The Performance of µ-Kernel-Based Systems

Härtig, Hohmuth, Liedtke, Schoenberg, Wolter (1997)

What kind of paper?

Refute conventional wisdom.
Performance Analysis.

Thesis Statement

The research community decided that microkernels were bad only because first generation microkernels were slow. However, microkernels should be very tightly-coupled with the hardware, and if they are, then the resulting systems can be perform as well as monolithic kernels.

Look at this via a 4-way comparison

Native Linux
L⁴Linux
MkLinux
In-kernel MkLinux

The L4 micro-kernel

Two main abstractions:
- Address space
- Thread
Fundamental mechanism: IPC
Initial address space is physical memory (sigma-0)
Construct new address spaces by granting, mapping, and unmapping pages.
Address spaces constructed and maintained via pagers.
I/O ports are part of address space.
Interrupts are treated as IPC (send a message to the destination thread).
Small-address space optimization on the Pentium
- Use segments to protect address spaces between 4 and 512 MB.
- Actually limit the optimization to a total of 512 MB.
- Simulates a tagged TLB.
Runs on x86, Alpha, and MIPS.

L⁴Linux

Full binary compatibility.
Used single Linux server.
Map physical memory into the server's address space.
- Can map only parts of physical memory if desired.
- User processes can have address spaces larger than the server's.
Both Linux and L4 have to maintain page tables (for security, they are in L4).
Single L4 thread in the server; Linux multiplexes the thread.
Use interrupt disabling for synchronization.
Interrupt handlers
- Implement top half handlers as threads waiting for messages (as delivered by L4).
- Bottom halves all implemented by a single thread.
- Interrupt threads execute at higher priority than the server.
User processes are L4 tasks.
Linux server is the pager for these tasks.
System calls are IPCs between user task and the server.
Signals implemented by separate thread in each user-process.

Performance

Nicely designed experiments to show different things.
- Native Linux to L⁴Linux
- L⁴Linux to Mach Linux
- Mach Linux server to co-location
Overall we see that while you can observe that the microkernel introduces overhead in microbenchmarks, as you do more macrobenchmarks, we see that it has less of an impact.

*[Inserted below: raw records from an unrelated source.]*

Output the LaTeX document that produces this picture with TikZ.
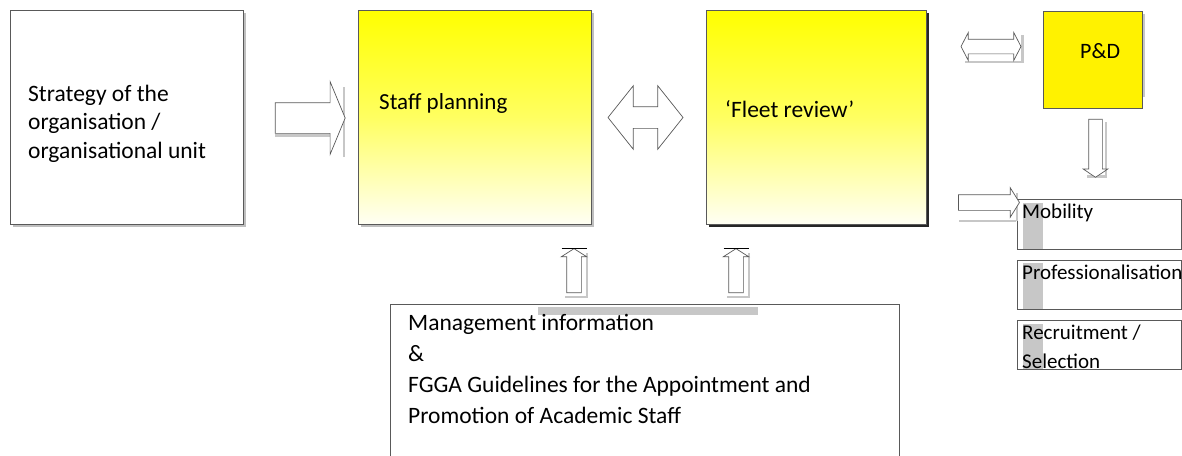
\documentclass[tikz,border=0pt]{standalone}
\usepackage{fontspec}
\setmainfont{Carlito}
\usetikzlibrary{shapes.arrows,shadows}
\tikzset{
  box/.style={draw=black!65, line width=0.9pt, anchor=north west, inner sep=0pt},
  greyshadow/.style={drop shadow={shadow xshift=3pt, shadow yshift=-3pt, fill=black!25, opacity=1}},
  planbox/.style={box, top color=yellow, bottom color=yellow!4, middle color=yellow!62},
  txt/.style={anchor=base west, inner sep=0pt, align=left},
  blockarrow/.style={draw=black!65, fill=white, line width=0.7pt, inner xsep=0pt},
  shadowline/.style={draw=black!22, line width=2.6pt},
}
\begin{document}
\begin{tikzpicture}[x=1pt, y=-1pt, font=\fontsize{23.5}{28.5}\selectfont]
\clip (0,0) rectangle (1182,455);
\node[box, greyshadow, fill=white, minimum width=233pt, minimum height=214pt] (strategy) at (10,10) {};
\node[planbox, greyshadow, minimum width=233pt, minimum height=214pt] (plan) at (358,10) {};
\node[planbox, drop shadow={shadow xshift=2.5pt, shadow yshift=-2.5pt, fill=black!85, opacity=1}, minimum width=220pt, minimum height=214pt] (fleet) at (706,10) {};
\draw[shadowline] (1144,14) -- (1144,97);
\node[box, fill=yellow, minimum width=99pt, minimum height=97pt] (pd) at (1043,11) {};
\node[box, minimum width=164pt, minimum height=50pt] (mobility) at (1017,199) {};
\node[box, minimum width=164pt, minimum height=49pt] (prof) at (1017,260) {};
\node[box, minimum width=164pt, minimum height=49pt] (recruit) at (1017,320) {};
\fill[black!22] (1023,203) rectangle (1043,249);
\fill[black!22] (1023,263) rectangle (1043,309);
\fill[black!22] (1023,324) rectangle (1043,369);
\node[box, minimum width=509pt, minimum height=170pt] (info) at (390,304) {};
\fill[black!22] (538,307) rectangle (758,315);

\draw[shadowline] (275,135.5) -- (330,135.5);
\draw[shadowline] (344,87) -- (344,157);
\node[blockarrow, single arrow, minimum height=70pt, inner ysep=15pt,
  single arrow head extend=21pt, single arrow tip angle=135] (toplan) at (307,118) {};
\node[blockarrow, double arrow, minimum height=75pt, inner ysep=10.5pt,
  double arrow head extend=21pt, double arrow tip angle=103] (planfleet) at (645.5,117.5) {};
\draw[shadowline] (965,62) -- (1023,62);
\draw[shadowline] (1022.5,35) -- (1022.5,63);
\node[blockarrow, double arrow, minimum height=60pt, inner ysep=7pt,
  double arrow head extend=6.5pt, double arrow tip angle=125] (fleetpd) at (991,46.5) {};
\draw[shadowline] (1106,122) -- (1106,176);
\draw[shadowline] (1087,176.5) -- (1107,176.5);
\node[blockarrow, single arrow, rotate=-90, minimum height=58pt, inner ysep=6.5pt,
  single arrow head extend=5.5pt, single arrow tip angle=112] (pdout) at (1095.5,146) {};
\draw[shadowline] (959,221) -- (1016,221);
\draw[shadowline] (1017,193) -- (1017,221);
\node[blockarrow, single arrow, minimum height=61pt, inner ysep=7.5pt,
  single arrow head extend=7pt, single arrow tip angle=116] (tomobility) at (986.5,202.5) {};
\draw[shadowline] (587,253) -- (587,297);
\draw[shadowline] (565,297) -- (588,297);
\draw[shadowline] (749,253) -- (749,297);
\draw[shadowline] (727,297) -- (750,297);
\node[blockarrow, single arrow, rotate=90, minimum height=44pt, inner ysep=7pt,
  single arrow head extend=5.5pt, single arrow tip angle=115] (infoplan) at (574,273) {};
\node[blockarrow, single arrow, rotate=90, minimum height=44pt, inner ysep=7pt,
  single arrow head extend=5.5pt, single arrow tip angle=115] (infofleet) at (736,273) {};
\draw[black, line width=0.8pt] ([xshift=-12.5pt]infoplan.tip) -- ([xshift=12.5pt]infoplan.tip);
\draw[black, line width=0.8pt] ([xshift=-12.5pt]infofleet.tip) -- ([xshift=12.5pt]infofleet.tip);

\node[txt] (strategytext) at (28,158) {Strategy of the\\organisation /\\organisational unit};
\node[txt, font=\fontsize{23}{28.5}\selectfont] (plantext) at (379,109) {Staff planning};
\node[txt] (fleettext) at (725,117) {‘Fleet review’};
\node[txt, font=\fontsize{22}{28}\selectfont] (pdtext) at (1080,58) {P\&D};
\node[txt, font=\fontsize{21}{29}\selectfont] (mobilitytext) at (1022,218) {Mobility};
\node[txt, font=\fontsize{21}{29}\selectfont] (proftext) at (1022,279) {Professionalisation};
\node[txt, font=\fontsize{21}{29}\selectfont] (recruittext) at (1022,368) {Recruitment /\\Selection};
\node[txt, font=\fontsize{23.5}{31}\selectfont] (infotext) at (408,423) {Management information\\\&\\FGGA Guidelines for the Appointment and\\Promotion of Academic Staff};
\end{tikzpicture}
\end{document}
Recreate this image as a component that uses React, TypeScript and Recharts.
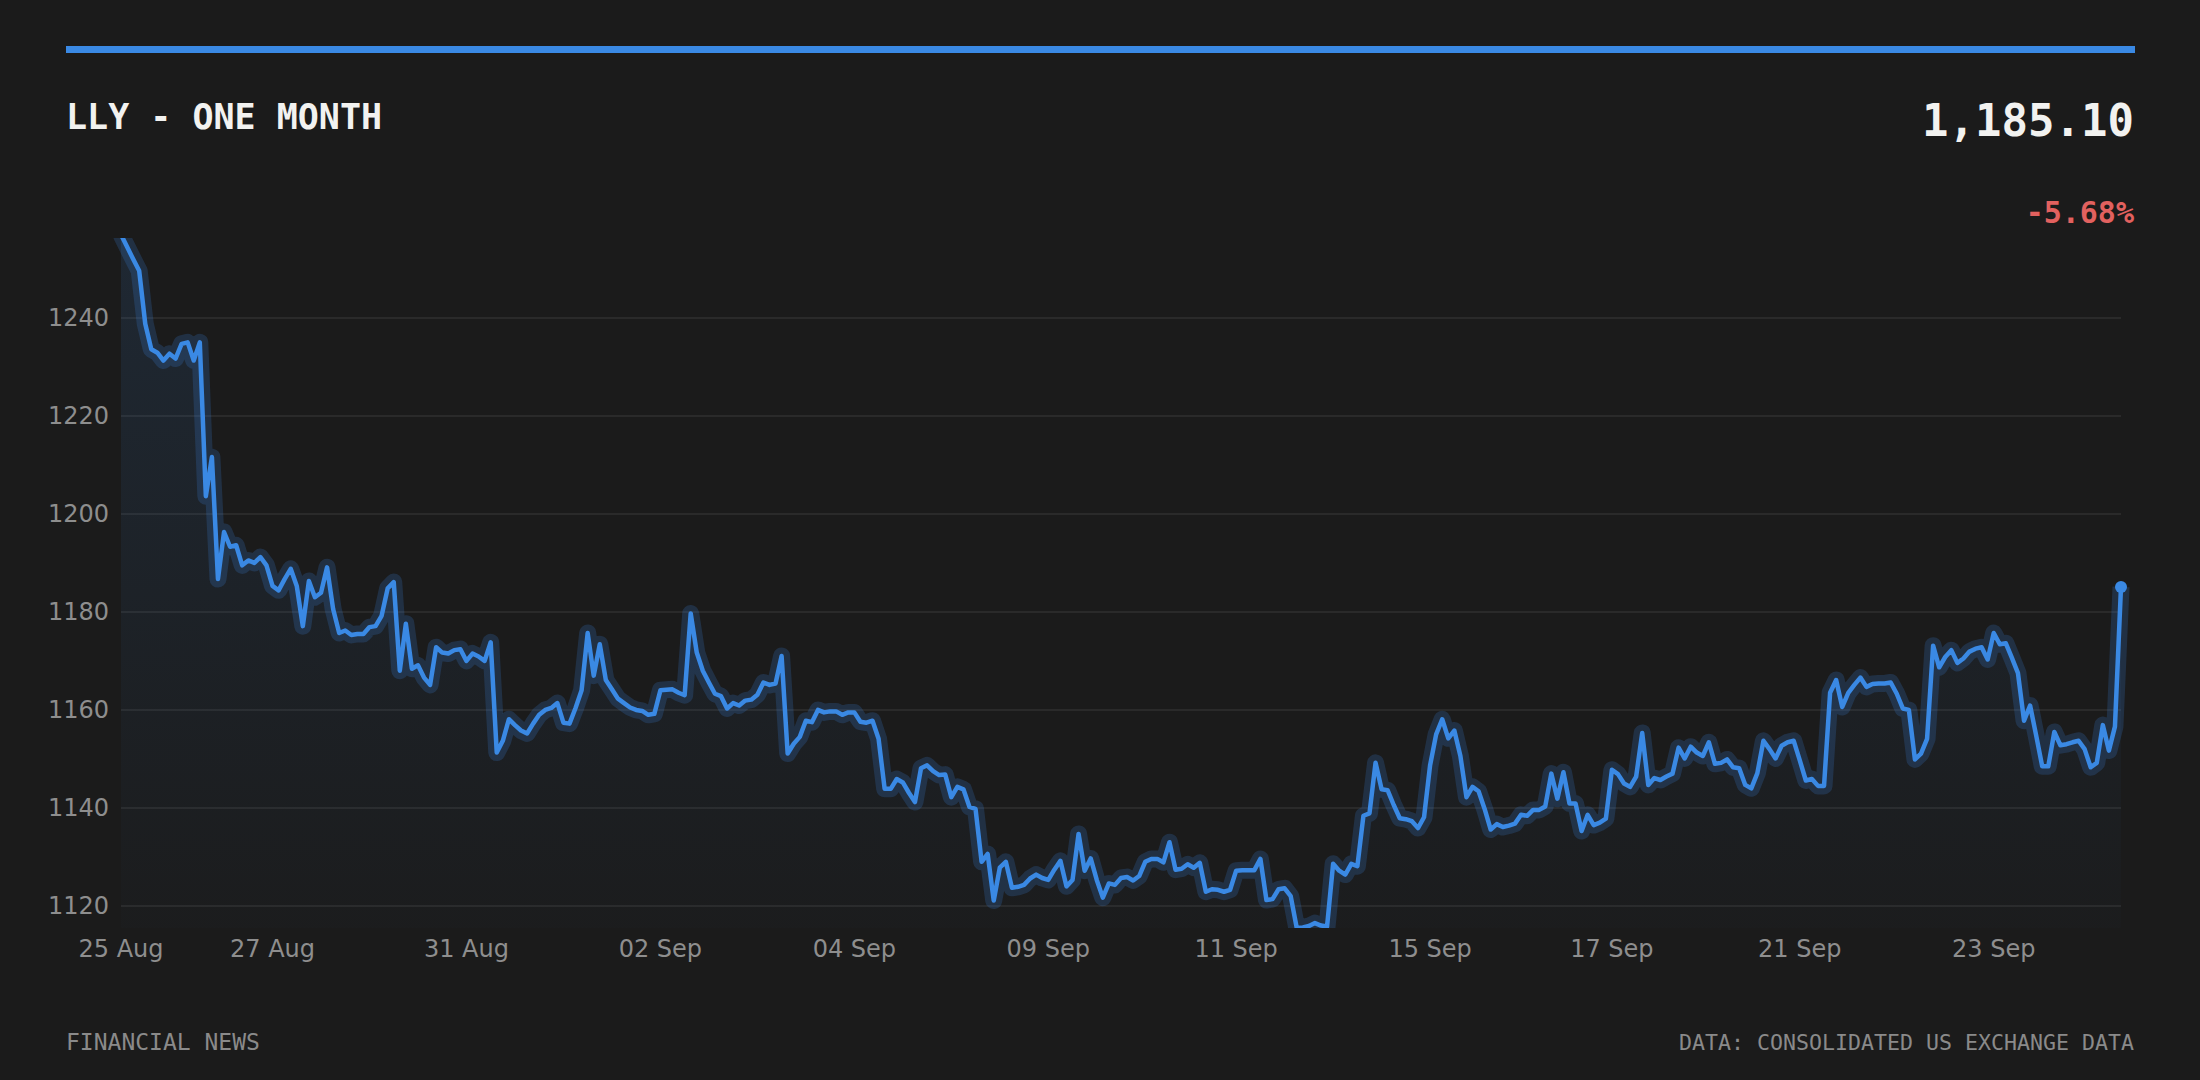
import { ComposedChart, Area, Line, XAxis, YAxis, CartesianGrid } from 'recharts';

// intraday closes (one point per bar)
const LATE_AUG = [
    1257.0, 1254.5, 1252.0, 1249.6, 1238.8, 1233.6, 1232.9, 1231.3, 1232.7, 1231.7,
    1234.7, 1235.0, 1231.3, 1235.0, 1203.6, 1211.6, 1186.7, 1196.3, 1193.3, 1193.6,
    1189.5, 1190.5, 1190.0, 1191.2, 1189.5, 1185.3, 1184.4, 1186.7, 1188.8, 1185.3,
    1177.1, 1186.3, 1183.0, 1183.9, 1189.1, 1180.6, 1175.7, 1176.2, 1175.3, 1175.5,
    1175.5, 1176.9, 1177.1, 1179.2, 1184.8, 1186.1, 1168.0, 1177.6, 1168.4, 1169.1,
    1166.6, 1165.1, 1172.8, 1171.7, 1171.5, 1172.2, 1172.4, 1170.0, 1171.5, 1170.9,
    1170.0, 1173.8, 1151.3, 1153.7, 1158.1, 1156.9, 1155.8, 1155.2, 1157.2, 1159.0,
    1160.0, 1160.4, 1161.4, 1157.4, 1157.2, 1160.4, 1164.0, 1175.7, 1167.0, 1173.4,
    1166.1, 1164.2, 1162.3,
];

const EARLY_SEP = [
    1161.4, 1160.5, 1160.0, 1159.8, 1159.0, 1159.2, 1164.0, 1164.1, 1164.2, 1163.5,
    1163.0, 1179.7, 1171.7, 1168.0, 1165.6, 1163.3, 1162.8, 1160.3, 1161.4, 1160.9,
    1161.9, 1162.1, 1163.1, 1165.6, 1165.1, 1165.4, 1171.0, 1151.1, 1153.1, 1154.5,
    1157.8, 1157.5, 1160.0, 1159.5, 1159.7, 1159.7, 1159.0, 1159.5, 1159.5, 1157.6,
    1157.4, 1157.8, 1154.1, 1143.9, 1143.9, 1145.9, 1145.2, 1143.1, 1141.2, 1148.1,
    1148.7, 1147.5, 1146.7, 1146.8, 1142.2, 1144.3, 1143.8, 1140.2, 1139.8, 1129.0,
    1130.6, 1121.1, 1127.8, 1129.0, 1123.7, 1123.9, 1124.3, 1125.6, 1126.4, 1125.7,
    1125.3, 1127.4, 1129.2, 1124.0, 1125.3, 1134.7, 1127.2, 1129.7, 1125.3, 1121.7,
    1124.6, 1124.3,
];

const MID_SEP = [
    1125.7, 1125.9, 1125.2, 1126.1, 1129.0, 1129.6, 1129.6, 1128.9, 1133.0, 1127.4,
    1127.6, 1128.5, 1127.8, 1128.8, 1122.9, 1123.4, 1123.3, 1122.9, 1123.3, 1127.2,
    1127.3, 1127.3, 1127.3, 1129.6, 1121.2, 1121.4, 1123.4, 1123.6, 1122.0, 1115.5,
    1115.6, 1115.9, 1116.5, 1116.0, 1115.8, 1128.6, 1127.2, 1126.4, 1128.6, 1128.1,
    1138.4, 1138.9, 1149.2, 1143.8, 1143.6, 1140.6, 1137.9, 1137.7, 1137.3, 1135.9,
    1138.1, 1148.7, 1155.0, 1158.1, 1154.2, 1155.8, 1150.6, 1142.2, 1144.3, 1143.4,
    1139.8, 1135.6, 1136.7, 1136.1, 1136.4, 1136.8, 1138.6, 1138.4, 1139.6, 1139.6,
    1140.3, 1147.0, 1141.9, 1147.3, 1140.9, 1140.9, 1135.3, 1138.6, 1136.5, 1137.0,
    1137.8, 1147.8, 1146.9,
];

const LATE_SEP = [
    1145.0, 1144.3, 1146.4, 1155.3, 1144.7, 1146.1, 1145.7, 1146.4, 1147.0, 1152.3,
    1150.1, 1152.5, 1151.3, 1150.6, 1153.4, 1149.0, 1149.2, 1149.9, 1148.3, 1148.1,
    1144.7, 1144.0, 1147.1, 1153.7, 1152.0, 1150.1, 1152.7, 1153.4, 1153.7, 1149.7,
    1145.6, 1145.9, 1144.5, 1144.5, 1163.5, 1166.1, 1160.6, 1163.5, 1165.1, 1166.6,
    1164.7, 1165.3, 1165.4, 1165.4, 1165.6, 1163.3, 1160.3, 1160.0, 1149.9, 1151.1,
    1154.1, 1173.1, 1168.7, 1170.8, 1172.2, 1169.6, 1170.5, 1171.9, 1172.5, 1172.8,
    1170.3, 1175.7, 1173.4, 1173.6, 1170.6, 1167.5, 1157.8, 1160.9, 1154.8, 1148.5,
    1148.5, 1155.5, 1152.8, 1153.0, 1153.4, 1153.7, 1152.0, 1148.3, 1149.2, 1156.9,
    1151.7, 1156.6, 1185.1,
];

const TICK_IDX = [0, 25, 57, 89, 121, 153, 184, 216, 246, 277, 309];
const TICK_LABELS = ['25 Aug', '27 Aug', '31 Aug', '02 Sep', '04 Sep', '09 Sep', '11 Sep', '15 Sep', '17 Sep', '21 Sep', '23 Sep'];
const Y_TICKS = [1120, 1140, 1160, 1180, 1200, 1220, 1240];

const BLUE = '#3a89e4';
const BG = '#1b1b1b';

const prices = [...LATE_AUG, ...EARLY_SEP, ...MID_SEP, ...LATE_SEP];
const data = prices.map((price, i) => ({ i, price }));
const lastIdx = data.length - 1;

const tickStyle = { fontSize: 24, fill: '#8e8e8e', fontFamily: '"DejaVu Sans", sans-serif' };

function EndDot(props: any) {
    const { cx, cy, index } = props;
    if (index !== lastIdx) return <g key={`d-${index}`} />;
    return <circle key={`d-${index}`} cx={cx} cy={cy} r={6} fill={BLUE} />;
}

export default function App() {
    return (
        <div style={{ position: 'fixed', left: 0, top: 0, width: 2200, height: 1080, background: BG, overflow: 'hidden' }}>
            <div style={{ position: 'absolute', left: 66, top: 46, width: 2069, height: 7, background: BLUE }} />
            <div style={{ position: 'absolute', left: 0, top: 0 }}>
                <ComposedChart
                    width={2200}
                    height={1080}
                    data={data}
                    margin={{ top: 238, right: 79, bottom: 122, left: 61 }}
                >
                    <defs>
                        <linearGradient id="grad-price" x1="0" y1="0" x2="0" y2="1">
                            <stop offset="0%" stopColor={BLUE} stopOpacity={0.2} />
                            <stop offset="100%" stopColor={BLUE} stopOpacity={0.02} />
                        </linearGradient>
                    </defs>
                    <CartesianGrid
                        vertical={false}
                        horizontalValues={Y_TICKS}
                        stroke="#303030"
                        strokeWidth={1.5}
                    />
                    <XAxis
                        dataKey="i"
                        type="number"
                        domain={[0, lastIdx]}
                        ticks={TICK_IDX}
                        interval={0}
                        tickFormatter={(v: number) => TICK_LABELS[TICK_IDX.indexOf(v)] ?? ''}
                        tick={tickStyle}
                        axisLine={false}
                        tickLine={false}
                        tickMargin={6}
                        height={30}
                    />
                    <YAxis
                        type="number"
                        domain={[1115.5, 1256.3]}
                        allowDataOverflow
                        ticks={Y_TICKS}
                        interval={0}
                        tick={tickStyle}
                        axisLine={false}
                        tickLine={false}
                        tickMargin={6}
                        width={60}
                    />
                    <Area
                        type="linear"
                        dataKey="price"
                        stroke="none"
                        fill="url(#grad-price)"
                        isAnimationActive={false}
                        activeDot={false}
                    />
                    <Line
                        type="linear"
                        dataKey="price"
                        stroke={BLUE}
                        strokeOpacity={0.2}
                        strokeWidth={17}
                        strokeLinejoin="round"
                        dot={false}
                        activeDot={false}
                        isAnimationActive={false}
                    />
                    <Line
                        type="linear"
                        dataKey="price"
                        stroke={BLUE}
                        strokeWidth={4.5}
                        strokeLinejoin="round"
                        dot={EndDot}
                        activeDot={false}
                        isAnimationActive={false}
                    />
                </ComposedChart>
            </div>
            <svg width={2200} height={1080} style={{ position: 'absolute', left: 0, top: 0, pointerEvents: 'none' }}>
                <text x={66} y={129} fontFamily='"DejaVu Sans Mono", monospace' fontWeight="bold" fontSize={35} fill="#f2f2f0">
                    LLY - ONE MONTH
                </text>
                <text x={2134} y={136} textAnchor="end" fontFamily='"DejaVu Sans Mono", monospace' fontWeight="bold" fontSize={44} fill="#f2f2f0">
                    1,185.10
                </text>
                <text x={2134} y={223} textAnchor="end" fontFamily='"DejaVu Sans Mono", monospace' fontWeight="bold" fontSize={30} fill="#e2615f">
                    -5.68%
                </text>
                <text x={66} y={1050} fontFamily='"DejaVu Sans Mono", monospace' fontSize={23} fill="#8a8a8a">
                    FINANCIAL NEWS
                </text>
                <text x={2134} y={1050} textAnchor="end" fontFamily='"DejaVu Sans Mono", monospace' fontSize={21.6} fill="#8a8a8a">
                    DATA: CONSOLIDATED US EXCHANGE DATA
                </text>
            </svg>
        </div>
    );
}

What does this say about the macrobenchmarks being used?
Compatibility
- Looked at getpid to look at pure system call overhead.
- Next used lmbench and hbench to look at a variety of primitives.
- Microkernel introduces anywhere from 0 overhead (TCP latency) to a factor of 2.5.
- Linux server build
  - 6% overhead of microkernel.
  - Co-location saves you nearly 50% of the Mach microkernel hit.
  - L4 has less than half the overhead of Mach.
- AIM suite looks at systems under saturation.
  - Effects of L4 microkernel are minimal (5-10%).
  - Mach microkernel shows significant hit.
Extensibility
- Pipes and RPC
  - 4-way comparison
    1. 5 Linux Variants
      1. Native Linux pipers
      2. L⁴Linux pipes using shared library
      3. L⁴Linux pipes using trampoline
      4. User mode MkLinux
      5. Co-located MkLinux
    2. L4 native pipes
    3. Synchronous L4 RPC
    4. Synchronous mapped RPC
  - Linux mechanism suffers from extra data copies.
  - L4 provides for efficient native implementation.
- VM
  - Look at a user-level pager.
  - Results show that user-level pagers are more efficient under L4 (a surprise?).
- Cache partitioning
  - Summarizes results to show that partitioning the cache can be done to improve performance by a factor of 4 by reducing the worst case cache behavior.

Conclusions

Not clear that co-location is a big deal (i.e., are extensible kernels necessary).
Microkernel does not need to impose excessive overhead.
Speed of microkernel dictates speed of resulting system.
Fast IPC makes microkernel extensibility feasible.